Ill-Posedness of the Incompressible Euler--Maxwell Equations in the Yudovich Class
Haroune Houamed
TL;DR
The paper proves that the 2D Euler–Maxwell system is mildly ill-posed in the Yudovich class when the Normal Structure condition on the electromagnetic field is violated, and this ill-posedness persists for any finite speed of light $c>0$. By expanding around a horizontal magnetic background, the Lorentz force is shown to contain a leading singular term $\mathcal{R}\omega$ and a lower-order remainder; the authors develop a Besov-space framework to control transport, Maxwell dynamics, and commutator effects, and they construct data sequences that inflate the vorticity in short time, breaking continuity of the solution map. The result sharpens the understanding of how electromagnetic coupling can disrupt Yudovich theory and highlights the central role of the Riesz-type mechanism in the ill-posedness. The findings are robust on both $\mathbb{R}^2$ and $\mathbb{T}^2$, and they connect to related ill-posedness phenomena in MHD and Euler–Riesz-type models, offering insights for future work on strong ill-posedness in plasma-fluid systems.
Abstract
It was shown recently by Arsénio and the author that the two-dimensional incompressible Euler--Maxwell system is globally well-posed in the Yudovich class, provided that the electromagnetic field enjoys appropriate conditions, including the Normal Structure. In this paper, we prove that this assumption is sharp, in the sense that the Euler--Maxwell system becomes ill-posed in the Yudovich class for initial data that do not obey the Normal Structure condition.

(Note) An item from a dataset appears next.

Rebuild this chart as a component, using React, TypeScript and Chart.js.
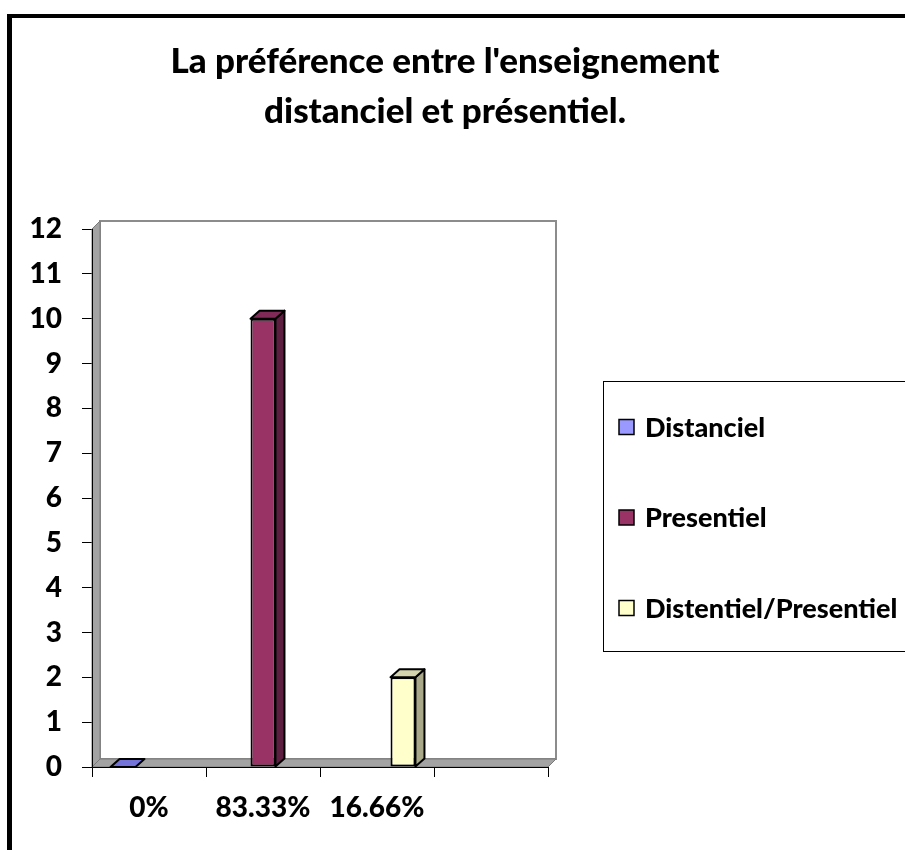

The proof applies to both the whole plane and the two-dimensional torus, and holds for any value of the speed of light $c\in (0,\infty)$. This is achieved by expanding the magnetic field around a horizontal background and showing that the Lorentz force can be decomposed into two parts: the first is in the form of a singular operator acting on the vorticity, and the second, a "remainder", is of lower order when analyzed in a specific time regime.